**Written request**
Locate the lines of the listing below that hold "chart", then copy each of them.

___ Recorded data ___

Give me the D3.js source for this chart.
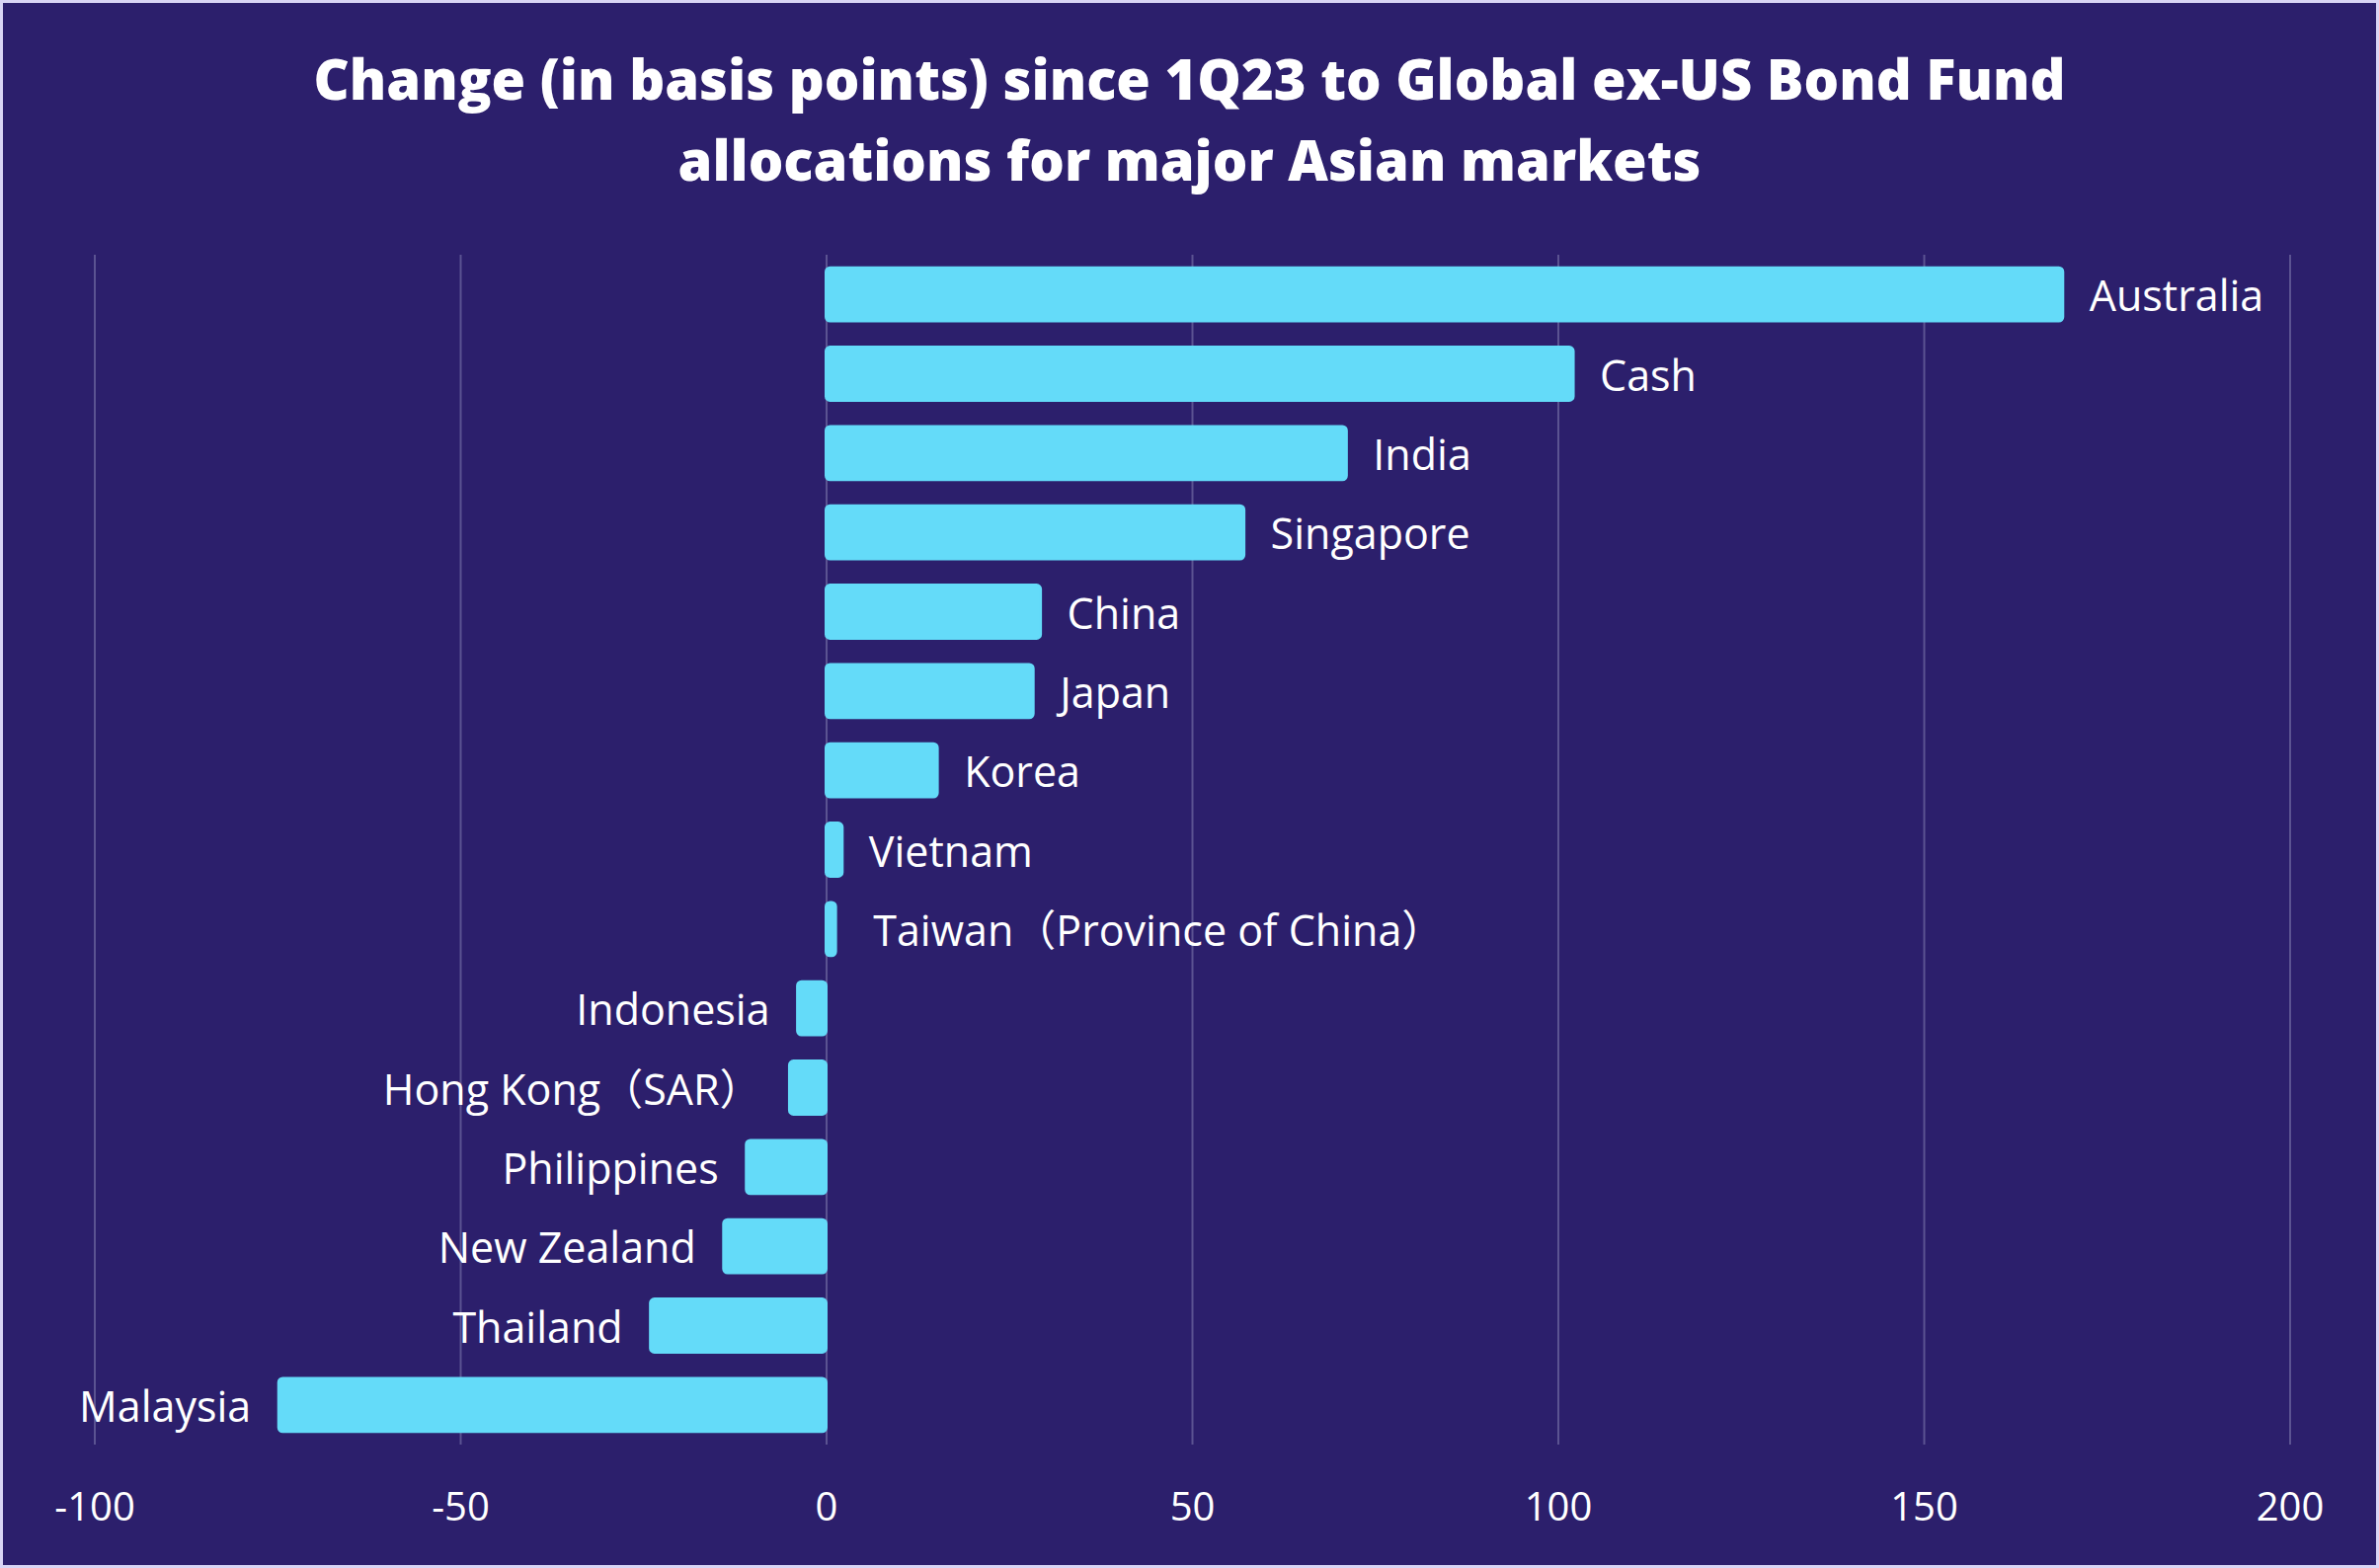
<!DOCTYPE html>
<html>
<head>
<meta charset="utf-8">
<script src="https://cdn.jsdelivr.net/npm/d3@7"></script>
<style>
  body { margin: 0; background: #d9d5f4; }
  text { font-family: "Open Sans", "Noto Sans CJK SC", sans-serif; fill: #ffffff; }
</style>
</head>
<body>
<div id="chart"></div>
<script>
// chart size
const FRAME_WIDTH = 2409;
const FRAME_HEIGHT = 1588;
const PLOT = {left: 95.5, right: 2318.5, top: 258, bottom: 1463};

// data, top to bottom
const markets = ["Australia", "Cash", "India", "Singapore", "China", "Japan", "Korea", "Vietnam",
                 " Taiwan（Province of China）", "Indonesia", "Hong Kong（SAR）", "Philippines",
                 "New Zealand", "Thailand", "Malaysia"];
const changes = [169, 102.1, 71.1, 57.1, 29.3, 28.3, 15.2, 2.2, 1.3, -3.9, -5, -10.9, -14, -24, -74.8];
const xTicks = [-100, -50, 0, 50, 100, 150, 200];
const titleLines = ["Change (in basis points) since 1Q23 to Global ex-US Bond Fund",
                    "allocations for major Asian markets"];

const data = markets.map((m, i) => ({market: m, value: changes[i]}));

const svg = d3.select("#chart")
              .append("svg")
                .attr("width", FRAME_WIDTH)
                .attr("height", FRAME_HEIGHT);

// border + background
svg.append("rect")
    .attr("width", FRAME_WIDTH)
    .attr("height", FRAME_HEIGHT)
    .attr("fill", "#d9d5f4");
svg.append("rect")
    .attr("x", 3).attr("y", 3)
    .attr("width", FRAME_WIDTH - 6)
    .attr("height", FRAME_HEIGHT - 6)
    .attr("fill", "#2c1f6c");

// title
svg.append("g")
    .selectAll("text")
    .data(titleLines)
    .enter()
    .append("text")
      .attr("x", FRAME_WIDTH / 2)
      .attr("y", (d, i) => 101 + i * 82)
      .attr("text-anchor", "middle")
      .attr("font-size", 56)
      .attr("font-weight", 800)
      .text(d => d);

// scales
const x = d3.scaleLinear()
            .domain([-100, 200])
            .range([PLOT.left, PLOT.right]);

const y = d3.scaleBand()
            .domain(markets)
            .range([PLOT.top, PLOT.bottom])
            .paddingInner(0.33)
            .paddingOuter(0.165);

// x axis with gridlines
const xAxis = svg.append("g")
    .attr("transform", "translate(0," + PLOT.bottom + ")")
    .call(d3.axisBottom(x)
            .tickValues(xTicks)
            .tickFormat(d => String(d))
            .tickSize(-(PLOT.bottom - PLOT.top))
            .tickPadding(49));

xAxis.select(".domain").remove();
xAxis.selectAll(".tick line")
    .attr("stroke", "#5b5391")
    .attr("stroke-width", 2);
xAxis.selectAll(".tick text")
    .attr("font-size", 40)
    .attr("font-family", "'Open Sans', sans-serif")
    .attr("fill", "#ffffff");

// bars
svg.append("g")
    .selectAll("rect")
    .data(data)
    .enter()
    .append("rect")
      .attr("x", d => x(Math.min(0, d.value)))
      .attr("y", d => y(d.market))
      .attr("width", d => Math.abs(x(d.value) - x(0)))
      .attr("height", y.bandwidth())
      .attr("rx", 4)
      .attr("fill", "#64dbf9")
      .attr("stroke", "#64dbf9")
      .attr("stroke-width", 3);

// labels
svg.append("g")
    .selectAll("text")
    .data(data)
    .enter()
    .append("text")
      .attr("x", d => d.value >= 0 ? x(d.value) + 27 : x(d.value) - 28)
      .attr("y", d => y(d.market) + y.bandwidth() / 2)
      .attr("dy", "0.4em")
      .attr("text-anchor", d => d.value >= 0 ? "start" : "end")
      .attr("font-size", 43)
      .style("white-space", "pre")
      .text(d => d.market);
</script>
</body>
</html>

___

**Output of the exercise**
Give me the D3.js source for this chart.
<div id="chart"></div>
// chart size
const svg = d3.select("#chart")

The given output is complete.